At the same time, I feel uneasy about my own unease. And while I visit the exhibition, whose structure is so foreign to me, I notice that my perspective slowly changes, that I slowly leave my comfort zone and start to look at things differently. It is precisely because of that unease that I begin to carefully explore the stories unknown to me.
© Mauritshuis
And then there’s also something else that feels uncomfortable. The cold, almost laboratory-like space is in stark contrast to the sometimes emotional stories that are being told. Like the story about the Surinamese wooden staff with a female figure, about which the poet Onias Landveld speaks in a video. His Ndyuka family has strong ties to the area from which the staff was stolen. “The staff means the world to me,” he says, as he watches the female figure being removed from a climate-controlled display case and placed on tissue paper. “I found you all the way here,” he tells her. “This is a part of my history that we didn’t know existed.” It seems, he says, “as if they are putting me and my culture on display, as if I were extinct.” And when asked what he would like to do with it: “Wrap it up and give it to me. I will take it back and find a place.”

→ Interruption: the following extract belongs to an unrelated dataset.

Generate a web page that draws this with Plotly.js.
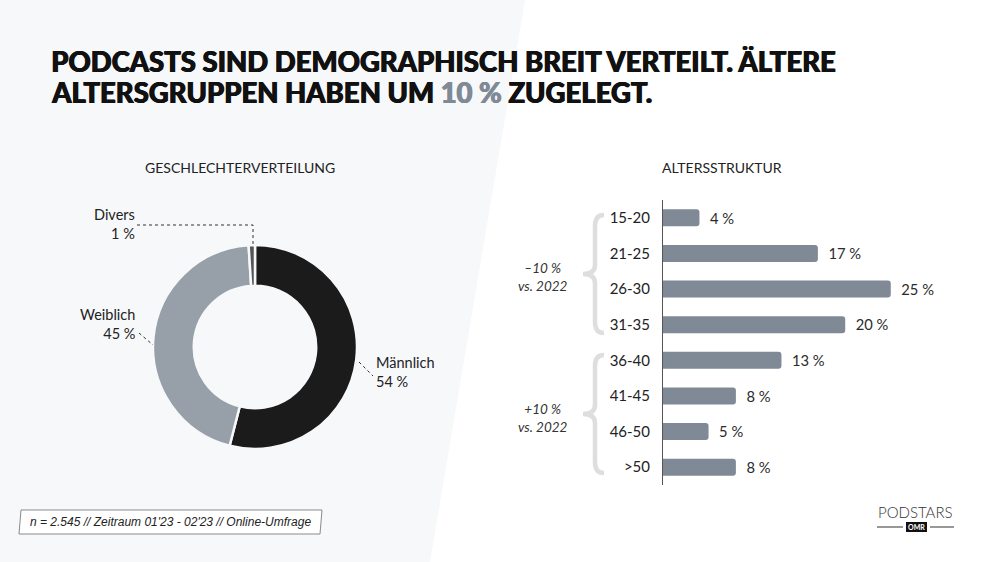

The cold, almost laboratory-like space is in stark contrast to the sometimes emotional stories that are being told
Landveld thus touches on another awkward element of this exhibition, and that is its title. Because even though those rattles, the Rembrandt and the staff with the female figure are indeed among objects that have been stolen, they represent much bigger stories: those of the original owners whose lives were once connected to the semiophores. This exhibition is not just about what is present here, but mostly about who isn’t.
“People slip into art and are lost,” Edmund de Waal so aptly wrote in his Letters to Camondo. This exhibition attempts to get a glimpse of those people. Some can still be reunited with the treasured objects of their ancestors. But others will remain lost forever.
The exhibition ‘Loot – 10 stories’ runs through 7 January 2024 at the Mauritshuis in The Hague.